>> begin

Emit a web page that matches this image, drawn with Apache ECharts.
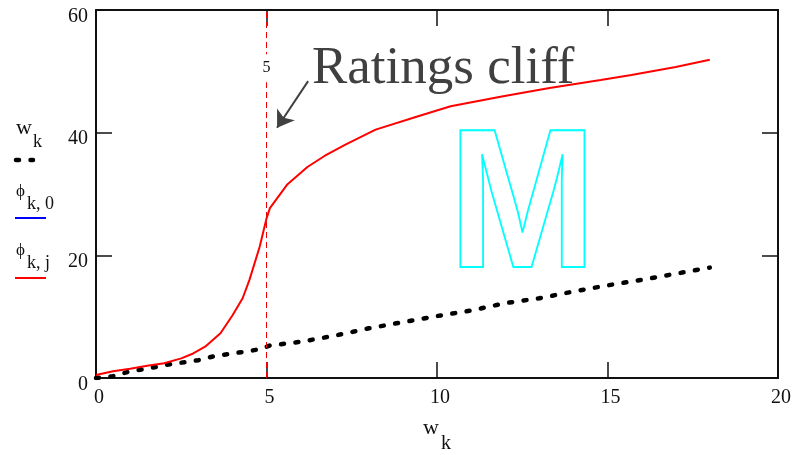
<!DOCTYPE html>
<html>
<head>
<meta charset="utf-8">
<script src="https://cdn.jsdelivr.net/npm/echarts@6/dist/echarts.min.js"></script>
<style>
  html, body { margin: 0; padding: 0; background: #fff; }
  #chart { width: 796px; height: 455px; }
</style>
</head>
<body>
<div id="chart"></div>
<script>
// w_k against itself (dotted black)
var wkX = [0, 0.5, 1, 1.5, 2, 2.5, 3, 3.5, 4, 4.5, 4.8, 5.1, 6, 7, 8, 9, 10, 11, 12, 13, 14, 15, 16, 17, 18];
var wkY = [0, 0.3, 1.1, 1.5, 2.1, 2.5, 2.9, 3.6, 4.0, 4.4, 4.7, 5.3, 5.9, 6.9, 8.1, 9.1, 10.1, 11.0, 12.2, 13.0, 14.1, 15.1, 16.0, 17.0, 18.0];

// phi_k,j (red)
var phiX = [0, 0.5, 1, 1.5, 2, 2.5, 2.85, 3.2, 3.65, 4.0, 4.3, 4.5, 4.8, 5.0, 5.1, 5.6, 6.2, 6.7, 7.3, 8.2, 9.4, 10.4, 11.9, 13.3, 14.8, 15.7, 17, 18];
var phiY = [0.5, 1.1, 1.5, 2.0, 2.4, 3.2, 4.0, 5.1, 7.3, 10.2, 13.0, 16.0, 21.4, 26.0, 27.7, 31.5, 34.4, 36.2, 38.0, 40.5, 42.6, 44.3, 45.9, 47.3, 48.6, 49.4, 50.7, 51.9];

var xTicks = [0, 5, 10, 15, 20];
var yTicks = [0, 20, 40, 60];
var cliffX = 5;

var serif = '"Liberation Serif", "DejaVu Serif", serif';

function pairs(xs, ys) {
  return xs.map(function (x, i) { return [x, ys[i]]; });
}

var myChart = echarts.init(document.getElementById('chart'));

var tick = { show: true, inside: true, length: 16, lineStyle: { color: '#111', width: 1.5 } };
var axLine = { show: true, onZero: false, lineStyle: { color: '#111', width: 2 } };

var options = {
  animation: false,
  grid: { left: 96, right: 18, top: 10, bottom: 77 },
  xAxis: [
    {
      type: 'value', min: xTicks[0], max: xTicks[xTicks.length - 1], interval: 5,
      axisLine: axLine, axisTick: tick, splitLine: { show: false },
      axisLabel: { color: '#111', fontFamily: serif, fontSize: 20, margin: 10, padding: [0, 0, 0, 6] }
    },
    {
      type: 'value', position: 'top', min: 0, max: 20, interval: 5,
      axisLine: axLine, axisTick: tick, splitLine: { show: false }, axisLabel: { show: false }
    }
  ],
  yAxis: [
    {
      type: 'value', min: yTicks[0], max: yTicks[yTicks.length - 1], interval: 20,
      axisLine: axLine, axisTick: tick, splitLine: { show: false },
      axisLabel: { color: '#111', fontFamily: serif, fontSize: 20, margin: 8, verticalAlign: 'top', lineHeight: 13 }
    },
    {
      type: 'value', position: 'right', min: 0, max: 60, interval: 20,
      axisLine: axLine, axisTick: tick, splitLine: { show: false }, axisLabel: { show: false }
    }
  ],
  series: [
    {
      name: 'w_k',
      type: 'line',
      data: pairs(wkX, wkY),
      showSymbol: false,
      lineStyle: { color: '#000', width: 4.5, type: [3, 11.5], cap: 'round' },
      markLine: {
        silent: true,
        symbol: ['none', 'none'],
        label: { show: false },
        lineStyle: { color: '#e00', width: 1, type: [6, 4] },
        data: [{ xAxis: cliffX }]
      },
      markPoint: {
        silent: true,
        symbol: 'rect',
        symbolSize: 0,
        label: {
          show: true, position: 'inside', formatter: '5',
          color: '#111', fontFamily: serif, fontSize: 16,
          backgroundColor: '#fff', padding: [6, 1]
        },
        data: [{ coord: [cliffX, 50.5] }]
      }
    },
    {
      name: 'phi_k,j',
      type: 'line',
      data: pairs(phiX, phiY),
      showSymbol: false,
      lineStyle: { color: '#ff0000', width: 2 },
      markLine: {
        silent: true,
        symbol: ['none', 'arrow'],
        symbolSize: 16,
        label: { show: false },
        lineStyle: { color: '#404040', width: 2, type: 'solid' },
        data: [[{ coord: [6.22, 48.4] }, { coord: [5.31, 40.8] }]]
      }
    }
  ],
  graphic: [
    // annotation
    { type: 'text', x: 312, y: 69, style: { text: 'Ratings cliff', font: '53px ' + serif, fill: '#404040', align: 'left', verticalAlign: 'middle' } },
    // outlined M
    { type: 'text', x: 448.5, y: 212, scaleX: 0.896, style: { text: 'M', font: 'bold 198px "Liberation Sans", Arial, sans-serif', fill: 'none', stroke: '#00ffff', lineWidth: 2, align: 'left', verticalAlign: 'middle' } },
    // legend: w_k
    { type: 'text', x: 16, y: 128, style: { text: 'w', font: '22px ' + serif, fill: '#111', verticalAlign: 'middle' } },
    { type: 'text', x: 33, y: 142, style: { text: 'k', font: '18px ' + serif, fill: '#111', verticalAlign: 'middle' } },
    { type: 'line', shape: { x1: 16, y1: 160, x2: 33, y2: 160 }, style: { stroke: '#000', lineWidth: 4.5, lineDash: [3, 11.5], lineCap: 'round' } },
    // legend: phi_k,0
    { type: 'text', x: 16, y: 192, style: { text: 'ϕ', font: '17px ' + serif, fill: '#111', verticalAlign: 'middle' } },
    { type: 'text', x: 27, y: 204, style: { text: 'k, 0', font: '18px ' + serif, fill: '#111', verticalAlign: 'middle' } },
    { type: 'line', shape: { x1: 15, y1: 218, x2: 46, y2: 218 }, style: { stroke: '#0000ff', lineWidth: 2 } },
    // legend: phi_k,j
    { type: 'text', x: 16, y: 251, style: { text: 'ϕ', font: '17px ' + serif, fill: '#111', verticalAlign: 'middle' } },
    { type: 'text', x: 27, y: 263, style: { text: 'k, j', font: '18px ' + serif, fill: '#111', verticalAlign: 'middle' } },
    { type: 'line', shape: { x1: 15, y1: 278, x2: 46, y2: 278 }, style: { stroke: '#ff0000', lineWidth: 2 } },
    // x axis title w_k
    { type: 'text', x: 423, y: 428, style: { text: 'w', font: '22px ' + serif, fill: '#111', verticalAlign: 'middle' } },
    { type: 'text', x: 441, y: 444, style: { text: 'k', font: '20px ' + serif, fill: '#111', verticalAlign: 'middle' } }
  ]
};

myChart.setOption(options);
window.addEventListener('resize', function () {
  myChart.resize();
});
</script>
</body>
</html>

>> end

*Direction*
Repeat the listing in full and exactly. Leave any pictures out.

*Solution to the problem*
Emit a web page that matches this image, drawn with Apache ECharts.
<!DOCTYPE html>
<html>
<head>
<meta charset="utf-8">
<script src="https://cdn.jsdelivr.net/npm/echarts@6/dist/echarts.min.js"></script>
<style>
  html, body { margin: 0; padding: 0; background: #fff; }
  #chart { width: 796px; height: 455px; }
</style>
</head>
<body>
<div id="chart"></div>
<script>
// w_k against itself (dotted black)
var wkX = [0, 0.5, 1, 1.5, 2, 2.5, 3, 3.5, 4, 4.5, 4.8, 5.1, 6, 7, 8, 9, 10, 11, 12, 13, 14, 15, 16, 17, 18];
var wkY = [0, 0.3, 1.1, 1.5, 2.1, 2.5, 2.9, 3.6, 4.0, 4.4, 4.7, 5.3, 5.9, 6.9, 8.1, 9.1, 10.1, 11.0, 12.2, 13.0, 14.1, 15.1, 16.0, 17.0, 18.0];

// phi_k,j (red)
var phiX = [0, 0.5, 1, 1.5, 2, 2.5, 2.85, 3.2, 3.65, 4.0, 4.3, 4.5, 4.8, 5.0, 5.1, 5.6, 6.2, 6.7, 7.3, 8.2, 9.4, 10.4, 11.9, 13.3, 14.8, 15.7, 17, 18];
var phiY = [0.5, 1.1, 1.5, 2.0, 2.4, 3.2, 4.0, 5.1, 7.3, 10.2, 13.0, 16.0, 21.4, 26.0, 27.7, 31.5, 34.4, 36.2, 38.0, 40.5, 42.6, 44.3, 45.9, 47.3, 48.6, 49.4, 50.7, 51.9];

var xTicks = [0, 5, 10, 15, 20];
var yTicks = [0, 20, 40, 60];
var cliffX = 5;

var serif = '"Liberation Serif", "DejaVu Serif", serif';

function pairs(xs, ys) {
  return xs.map(function (x, i) { return [x, ys[i]]; });
}

var myChart = echarts.init(document.getElementById('chart'));

var tick = { show: true, inside: true, length: 16, lineStyle: { color: '#111', width: 1.5 } };
var axLine = { show: true, onZero: false, lineStyle: { color: '#111', width: 2 } };

var options = {
  animation: false,
  grid: { left: 96, right: 18, top: 10, bottom: 77 },
  xAxis: [
    {
      type: 'value', min: xTicks[0], max: xTicks[xTicks.length - 1], interval: 5,
      axisLine: axLine, axisTick: tick, splitLine: { show: false },
      axisLabel: { color: '#111', fontFamily: serif, fontSize: 20, margin: 10, padding: [0, 0, 0, 6] }
    },
    {
      type: 'value', position: 'top', min: 0, max: 20, interval: 5,
      axisLine: axLine, axisTick: tick, splitLine: { show: false }, axisLabel: { show: false }
    }
  ],
  yAxis: [
    {
      type: 'value', min: yTicks[0], max: yTicks[yTicks.length - 1], interval: 20,
      axisLine: axLine, axisTick: tick, splitLine: { show: false },
      axisLabel: { color: '#111', fontFamily: serif, fontSize: 20, margin: 8, verticalAlign: 'top', lineHeight: 13 }
    },
    {
      type: 'value', position: 'right', min: 0, max: 60, interval: 20,
      axisLine: axLine, axisTick: tick, splitLine: { show: false }, axisLabel: { show: false }
    }
  ],
  series: [
    {
      name: 'w_k',
      type: 'line',
      data: pairs(wkX, wkY),
      showSymbol: false,
      lineStyle: { color: '#000', width: 4.5, type: [3, 11.5], cap: 'round' },
      markLine: {
        silent: true,
        symbol: ['none', 'none'],
        label: { show: false },
        lineStyle: { color: '#e00', width: 1, type: [6, 4] },
        data: [{ xAxis: cliffX }]
      },
      markPoint: {
        silent: true,
        symbol: 'rect',
        symbolSize: 0,
        label: {
          show: true, position: 'inside', formatter: '5',
          color: '#111', fontFamily: serif, fontSize: 16,
          backgroundColor: '#fff', padding: [6, 1]
        },
        data: [{ coord: [cliffX, 50.5] }]
      }
    },
    {
      name: 'phi_k,j',
      type: 'line',
      data: pairs(phiX, phiY),
      showSymbol: false,
      lineStyle: { color: '#ff0000', width: 2 },
      markLine: {
        silent: true,
        symbol: ['none', 'arrow'],
        symbolSize: 16,
        label: { show: false },
        lineStyle: { color: '#404040', width: 2, type: 'solid' },
        data: [[{ coord: [6.22, 48.4] }, { coord: [5.31, 40.8] }]]
      }
    }
  ],
  graphic: [
    // annotation
    { type: 'text', x: 312, y: 69, style: { text: 'Ratings cliff', font: '53px ' + serif, fill: '#404040', align: 'left', verticalAlign: 'middle' } },
    // outlined M
    { type: 'text', x: 448.5, y: 212, scaleX: 0.896, style: { text: 'M', font: 'bold 198px "Liberation Sans", Arial, sans-serif', fill: 'none', stroke: '#00ffff', lineWidth: 2, align: 'left', verticalAlign: 'middle' } },
    // legend: w_k
    { type: 'text', x: 16, y: 128, style: { text: 'w', font: '22px ' + serif, fill: '#111', verticalAlign: 'middle' } },
    { type: 'text', x: 33, y: 142, style: { text: 'k', font: '18px ' + serif, fill: '#111', verticalAlign: 'middle' } },
    { type: 'line', shape: { x1: 16, y1: 160, x2: 33, y2: 160 }, style: { stroke: '#000', lineWidth: 4.5, lineDash: [3, 11.5], lineCap: 'round' } },
    // legend: phi_k,0
    { type: 'text', x: 16, y: 192, style: { text: 'ϕ', font: '17px ' + serif, fill: '#111', verticalAlign: 'middle' } },
    { type: 'text', x: 27, y: 204, style: { text: 'k, 0', font: '18px ' + serif, fill: '#111', verticalAlign: 'middle' } },
    { type: 'line', shape: { x1: 15, y1: 218, x2: 46, y2: 218 }, style: { stroke: '#0000ff', lineWidth: 2 } },
    // legend: phi_k,j
    { type: 'text', x: 16, y: 251, style: { text: 'ϕ', font: '17px ' + serif, fill: '#111', verticalAlign: 'middle' } },
    { type: 'text', x: 27, y: 263, style: { text: 'k, j', font: '18px ' + serif, fill: '#111', verticalAlign: 'middle' } },
    { type: 'line', shape: { x1: 15, y1: 278, x2: 46, y2: 278 }, style: { stroke: '#ff0000', lineWidth: 2 } },
    // x axis title w_k
    { type: 'text', x: 423, y: 428, style: { text: 'w', font: '22px ' + serif, fill: '#111', verticalAlign: 'middle' } },
    { type: 'text', x: 441, y: 444, style: { text: 'k', font: '20px ' + serif, fill: '#111', verticalAlign: 'middle' } }
  ]
};

myChart.setOption(options);
window.addEventListener('resize', function () {
  myChart.resize();
});
</script>
</body>
</html>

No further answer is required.